Paralelamente, la disputa entre Venezuela y Guyana por el Esequibo refleja una situación similar donde el nacionalismo y la política deben ceder paso a la solución legal. En Venezuela, el uso del nacionalismo para resolver la disputa podría marcar el declive del régimen de Nicolás Maduro, dada la profunda crisis social, cultural y económica que ha causado su autocracia.

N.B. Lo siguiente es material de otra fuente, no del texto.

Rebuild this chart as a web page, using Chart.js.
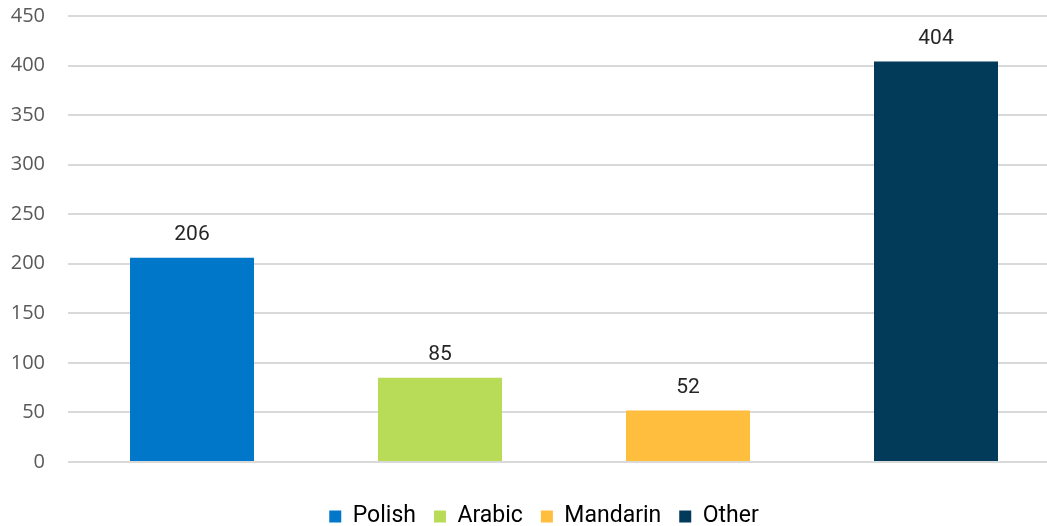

En conclusión, tanto en el caso del prolongado conflicto israelí-palestino como en la disputa territorial entre Venezuela y Guyana, emerge una lección crucial: la resolución efectiva y sostenible de estos conflictos requiere un enfoque que vaya más allá de la retórica polarizante y los argumentos reduccionistas. Es imperativo adoptar una perspectiva que reconozca la complejidad y las múltiples dimensiones de estas situaciones. En lugar de perpetuar ciclos de violencia y antagonismo mediante respuestas impulsadas por emociones o ideologías simplistas, se debe fomentar un diálogo basado en la comprensión, la empatía y el respeto por la diversidad de experiencias y percepciones. Solo entonces podremos avanzar hacia soluciones duraderas que no solo aborden las causas superficiales de estos conflictos, sino también sus raíces más profundas, fomentando un futuro más pacífico y justo para todas las partes involucradas.